I was having one of those wondrous days, feeling the Zen, my blood and breath moving as one. Then I heard someone shouting. I ignored it at first but slowly realized the person was shouting at me. I was in down dog with one leg in the air. I looked under my arm and saw that the shouter was Fukwitz Jr. from next door, a man I would guess is in his mid-forties. I’m no Victorian shrinking violet, but the words flying from his mouth were pure obscenity, the sort of oral flatulence that would make a sailor blush. F-bombs were falling willy-nilly, partnered with other words I sometimes use myself, but one in particular that I NEVER say.

Apparently, I was horrible to Junior’s mother, Mrs. Fukwitz, which is weird because I’ve only spoken to her once. She was rude, I was sulky, answering her criticism in monosyllables. There was nothing more to it. Somehow in Junior’s twisted mind, this got blown up like a Mr. Potato Head balloon at a Macy’s Thanksgiving Day parade.

After raging at my utter disrespect for the (F-bomb!) elderly, Junior said he’d spoken to ALL the (F-bomb!) neighbors and they all (F-bomb!) hate me, which is odd. The only other neighbor we’ve met is a man with a smoothie truck who warned us that Junior has a horrible reputation all along our street. Aside from that, anyone who hates me without meeting me is as stupid as Junior and I don’t give an F-bomb what they think.

The tirade went on and on. I was stunned, seeing images of the Tasmanian Devil drooling with impotent rage as Bugs Bunny dances around him, Wile E. Coyote blowing his own head off as cannons backfire in his face. (Meep-meep!) Words went through my head: Bully! Coward! Mama’s boy!

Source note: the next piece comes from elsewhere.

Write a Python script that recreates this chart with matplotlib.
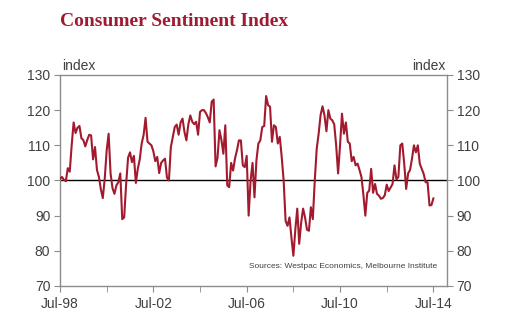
import numpy as np
import matplotlib
matplotlib.use("Agg")
import matplotlib.pyplot as plt

# Westpac-Melbourne Institute consumer sentiment, monthly from Jul-98 to Jul-14
y1998 = [100.5, 101, 100.2, 99.8, 103.5, 102.5]
y1999 = [110, 116.5, 113.5, 115, 115.5, 112, 111.5, 109.7, 111.5, 113, 112.8, 106]
y2000 = [109.5, 103, 101, 97.5, 95, 100.5, 108.6, 113.3, 102, 97.8, 96.2, 98.6]
y2001 = [99.5, 102, 89, 89.5, 99, 106.5, 108, 105.2, 107, 99.3, 103.3, 106]
y2002 = [110.5, 113, 117.8, 111, 110.5, 110, 108.3, 105.5, 106.7, 102.1, 105, 105.7]
y2003 = [106.2, 100.8, 100, 109.5, 112.4, 115.2, 115.9, 113, 116.5, 117.6, 113.8, 111.4]
y2004 = [116, 118.5, 116.7, 116, 116.7, 113, 119.5, 120, 120, 119.2, 118, 116.5]
y2005 = [122.4, 123, 104, 106.5, 114.3, 111.5, 107.6, 115.7, 98.6, 98.1, 105, 102.8]
y2006 = [106.3, 108.6, 111.4, 111.4, 104.3, 103.8, 107, 90, 100, 105, 95.2, 105.7]
y2007 = [110.5, 111.4, 115.2, 115.5, 124, 121.4, 121, 111, 115.7, 115.2, 110.5, 112.4]
y2008 = [106.7, 100, 88.5, 87.1, 89.5, 83.8, 78.6, 86, 92, 82, 88, 92]
y2009 = [89.5, 86, 85.7, 92.4, 89, 100, 109, 113.3, 118.6, 121.1, 118.5, 114]
y2010 = [120, 117.6, 117.1, 116, 110, 102, 110, 119, 113.3, 116.5, 111, 110.5]
y2011 = [105.5, 106.7, 104.3, 104.8, 103, 101, 96, 90, 96.5, 97.1, 103.3, 96.5]
y2012 = [99, 96.2, 95.7, 94.8, 95, 95.8, 98.8, 97, 98, 99, 104.3, 100.3]
y2013 = [101, 110, 110.5, 104.8, 97.6, 102, 103, 106.2, 110, 108, 110, 104.8]
y2014 = [103.3, 101.9, 99.5, 99.5, 92.9, 93, 94.9]

tick_pos = [0, 48, 96, 144, 192]
tick_labels = ["Jul-98", "Jul-02", "Jul-06", "Jul-10", "Jul-14"]

sentiment = np.array(y1998 + y1999 + y2000 + y2001 + y2002 + y2003 + y2004 + y2005
                     + y2006 + y2007 + y2008 + y2009 + y2010 + y2011 + y2012 + y2013 + y2014)
months = np.arange(len(sentiment))

red = "#a31a2f"
grey = "#8c8c8c"
txt = "#404040"
plt.rcParams["font.family"] = ["Liberation Sans", "DejaVu Sans"]

fig = plt.figure(figsize=(5.06, 3.31), dpi=100)
ax = fig.add_axes([0.1186, 0.136, 0.7648, 0.6375])

ax.axhline(100, color="black", lw=1.0, zorder=2)
ax.plot(months, sentiment, color=red, lw=1.5, zorder=3)

ax.set_xlim(0, 199)
ax.set_ylim(70, 130)
ax.set_yticks(np.arange(70, 131, 10))
ax.set_xticks(tick_pos)
ax.set_xticklabels(tick_labels)
ax.set_xticks([24, 72, 120, 168], minor=True)

for s in ax.spines.values():
    s.set_color(grey)
    s.set_linewidth(1.0)

ax.tick_params(axis="y", which="both", direction="out", length=4, color=grey,
               labelsize=10, labelcolor=txt, left=True, right=True,
               labelleft=True, labelright=True, pad=3)
ax.tick_params(axis="x", which="both", direction="out", length=4, color=grey,
               labelsize=10, labelcolor=txt, pad=4)

fig.text(0.1186, 0.935, "Consumer Sentiment Index", family="Liberation Serif",
         fontweight="bold", fontsize=14, color="#9e1b32", ha="left", va="center")
fig.text(0.123, 0.8, "index", fontsize=10, color=txt, ha="left", va="center")
fig.text(0.88, 0.8, "index", fontsize=10, color=txt, ha="right", va="center")
ax.text(0.974, 0.09, "Sources: Westpac Economics, Melbourne Institute", transform=ax.transAxes,
        fontsize=6.0, color=txt, ha="right", va="center")

fig.savefig("out.png", dpi=100)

But I kept my peace, picked up my mat and met Rochi at the door just as Junior shouted that he was going to kick my ass, which nearly gave us both the giggles. Even in my current physical state, I would flatten him with one right hook and joy in my heart. The poor dear really doesn’t know me.

It gives me comfort to know that Junior is nothing but a playground bully with bubbles of spit at the corners of his mouth, a dead frog in his pocket and lice in his hair. But the anger, the need to vent it on a stranger, is beyond my comprehension. I’ve met bullies but had never come face to face with a genuine sociopath before. Part of me was mortified. What had happened to this person to fill him with such anger, such a driving need to hurt other people?

I’m not naïve enough to believe in paradise, but was feeling comfortable, welcomed, starting to feel like we are home. But that experience poked a hole in my soul. I could handle the foul language. It was nothing I hadn’t heard before, but I had never had such fiery venom directed at me. The generous part of me knows Junior is sick, possibly not responsible for what he does, maybe not even aware of it. The less generous part of me hopes he falls into a crack in the lava and burns for all eternity while flea infested slugs nibble on his danglers.

Again and again, kind and well-meaning people have said that we deserve to be here, to live this life, after all we went through last year. I have wondered how much ‘deserving’ has to do with it. At the same time, though, did I deserve to be shouted at like that? What could Junior possibly hope to gain? Did he expect me to panic, to crumble into a weeping puddle of despair? Did he hope I would fight back, get into a profanity pissing match?

What he did accomplish is to put a veneer of tarnish on paradise, which is probably what he wanted. It makes me profoundly sad to think that gives him satisfaction. But more than sad, I’m angry. He’s made me afraid of my own home and that breaks my heart.

I’ve run the “what if it happens again” scenario in my head a thousand times. What to do? Call the police? Turn the hose on him? Tattle to his mommy? Make the sign of the cross and pray for him? Do a little jig and pretend I’m a nutbag, too?

None of the above, I think. I plan to keep ignoring him, the whole Fukwitz clan, and wait for him to get bored or the hedge Rochi planted to grow tall and thick. There’s the silver lining. Things grow tall and thick in paradise, whether you want them to or not.